La cour n’entend pas arbitrer entre les attestations versées de part et d’autre, toutes établies par des avocats, pour déterminer si une ou deux portes étaient ouvertes ou fermées, et les stores étaient levés ou baissés, chacune des situations étant possible selon le moment du passage des uns et des autres, qui n’est pas toujours précisé.

Elle n’entend pas non plus déférer le serment à M. X, comme il l’a suggéré à la barre, pour établir s’il a été ou non refoulé à l’entrée du local où se tenait le dépouillement.

Elle retiendra d’abord de l’attestation de Maître Z, l’une des candidates, qu’il a été fait choix de n’admettre dans la salle de dépouillement que les scrutateurs et les candidats : la règle restrictive ainsi posée ne pouvait qu’aboutir au refoulement de M. X, celui ci n’étant pas candidat.

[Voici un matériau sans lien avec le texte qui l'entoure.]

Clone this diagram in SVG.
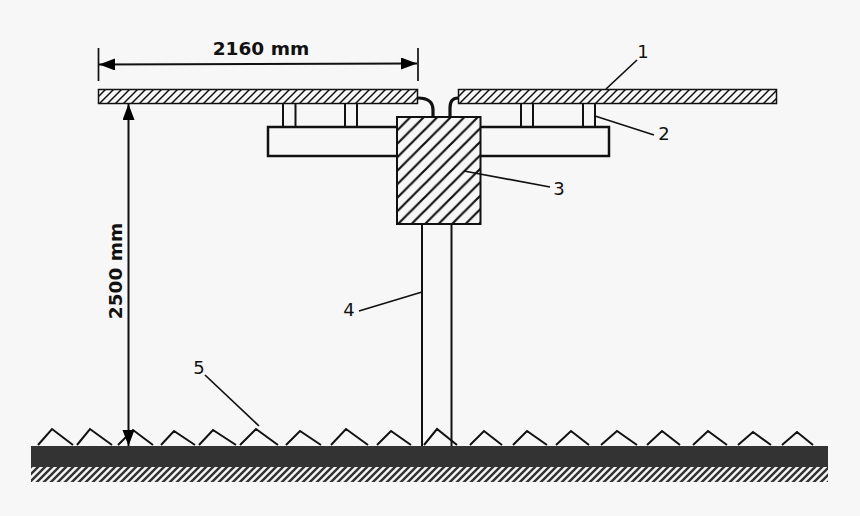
<svg xmlns="http://www.w3.org/2000/svg" width="860" height="516" viewBox="0 0 860 516">
<style>
.l{fill:none;stroke:#111;stroke-width:2}
.b{fill:none;stroke:#111;stroke-width:3.2}
.e{fill:none;stroke:#111;stroke-width:1.7}
.t{font-family:"DejaVu Sans",sans-serif;font-size:18px;fill:#111;text-anchor:middle}
.d{font-weight:bold;font-size:18.5px}
.a{fill:#000}
</style>
<defs>
<pattern id="h1" width="8" height="8" patternUnits="userSpaceOnUse" x="98" y="89"><path d="M-2 10L10-2M-2 2L2-2M6 10L10 6" stroke="#111" stroke-width="1.500" fill="none"/></pattern>
<pattern id="h2" width="13.500" height="13.500" patternUnits="userSpaceOnUse" x="397" y="117"><path d="M-2 15.500L15.500-2M-2 2L2-2M11.500 15.500L15.500 11.500" stroke="#111" stroke-width="2.200" fill="none"/></pattern>
<pattern id="h3" width="7" height="7" patternUnits="userSpaceOnUse" x="31" y="467"><path d="M-1 8L8-1M-1 1L1-1M6 8L8 6" stroke="#333" stroke-width="2.500" fill="none"/></pattern>
<marker id="m" markerWidth="17" markerHeight="13" refX="16" refY="6" orient="auto-start-reverse" markerUnits="userSpaceOnUse"><path class="a" d="M0 0L16 6L0 12z"/></marker>
</defs>
<rect width="860" height="516" fill="#f7f7f7"/>
<g id="ground">
<rect x="31" y="467" width="797" height="15" fill="url(#h3)"/>
<path class="l" d="M38 445L52 429L73 445M77 445L90 429L112 445M118 445L133 430L153 445M161 445L174 431L195 445M199 445L213 430L236 445M240 445L256 429L278 445M286 445L300 431L321 445M331 445L346 429L368 445M377 445L391 431L411 445M424 445L437 429L457 445M470 445L484 431L502 445M513 445L527 431L547 445M556 445L571 431L589 445M601 445L617 431L637 445M647 445L662 431L680 445M693 445L708 431L727 445M738 445L753 432L771 445M782 445L797 432L813 445"/>
<rect x="31" y="446" width="797" height="21" fill="#333"/>
</g>
<g id="post"><path class="l" d="M422 224V446M451.500 224V446"/></g>
<g id="panel-left"><rect x="98.500" y="89.500" width="319" height="14" fill="url(#h1)" stroke="#111" stroke-width="1.500"/></g>
<g id="panel-right"><rect x="458.500" y="89.500" width="318" height="14" fill="url(#h1)" stroke="#111" stroke-width="1.500"/></g>
<g id="supports"><path class="l" d="M283 103V127M295.500 103V127M345 103V127M357 103V127M521 103V127M533 103V127M583 103V127M595 103V127"/></g>
<g id="beam"><rect x="268" y="127" width="341" height="29" fill="none" stroke="#111" stroke-width="2.500"/></g>
<g id="box"><rect x="397" y="117" width="83.500" height="107" fill="#f7f7f7"/><rect x="397" y="117" width="83.500" height="107" fill="url(#h2)" stroke="#111" stroke-width="2"/></g>
<g id="connectors">
<path class="b" d="M418 98C427 98 433 101 433 110V117M458 98C452 98 450 102 450 108V117"/>
<path class="e" d="M606 89L637 60M595 116L654 135M464 171L550 187M422 292L359 311M205 375L259 426M98.500 48V81M418 48V81"/>
<path class="l" marker-start="url(#m)" marker-end="url(#m)" d="M99 64.500L417 63.500"/>
<path class="l" marker-start="url(#m)" marker-end="url(#m)" d="M128.500 104V446"/>
</g>
<g id="labels">
<text class="t d" x="261" y="54.500">2160 mm</text>
<text class="t d" transform="translate(121.500 271) rotate(-90)">2500 mm</text>
<text class="t" x="643" y="58">1</text>
<text class="t" x="664" y="140">2</text>
<text class="t" x="559" y="195">3</text>
<text class="t" x="349" y="316">4</text>
<text class="t" x="199" y="374">5</text>
</g>
</svg>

Par ailleurs, et sauf pour la cour à entrer dans une querelle qui, si elle apparaît comme le moteur du litige, n’est d’aucun intérêt pour sa solution, il n’y a pas lieu de mettre en doute les attestations de Mmes A et B au seul motif de leur appartenance au même camp syndical que le bâtonnier élu le 25 juin. Or toutes deux attestent avoir assisté au dépouillement depuis la salle jouxtant celle où il avait lieu, l’avoir suivi visuellement par les baies vitrées constituant ses murs et en avoir entendu l’avancée énoncée au fur et à mesure par les scrutateurs par la ou les portes ouvertes.

Il apparaît ainsi qu’en dépit de la restriction indéniable apportée à la possibilité d’y assister dans la salle même où il se déroulait, que le Conseil de l’ordre défendeur déclare assumer pleinement et que la cour considère adaptée et proportionnée aux nécessités du contexte sanitaire, constitutif d’un motif d’ordre public, le dépouillement a été conduit dans des conditions de publicité suffisantes pour assurer la sincérité du vote.

Le recours de MM. X et Y sera en conséquence rejeté.

Les dépens en seront mis à leur charge.

PAR CES MOTIFS

La cour,

Rejette le recours en annulation des opérations électorales du barreau de l’Essonne en date du 25 juin 2020,

Condamne MM. X et Y in solidum aux dépens du recours.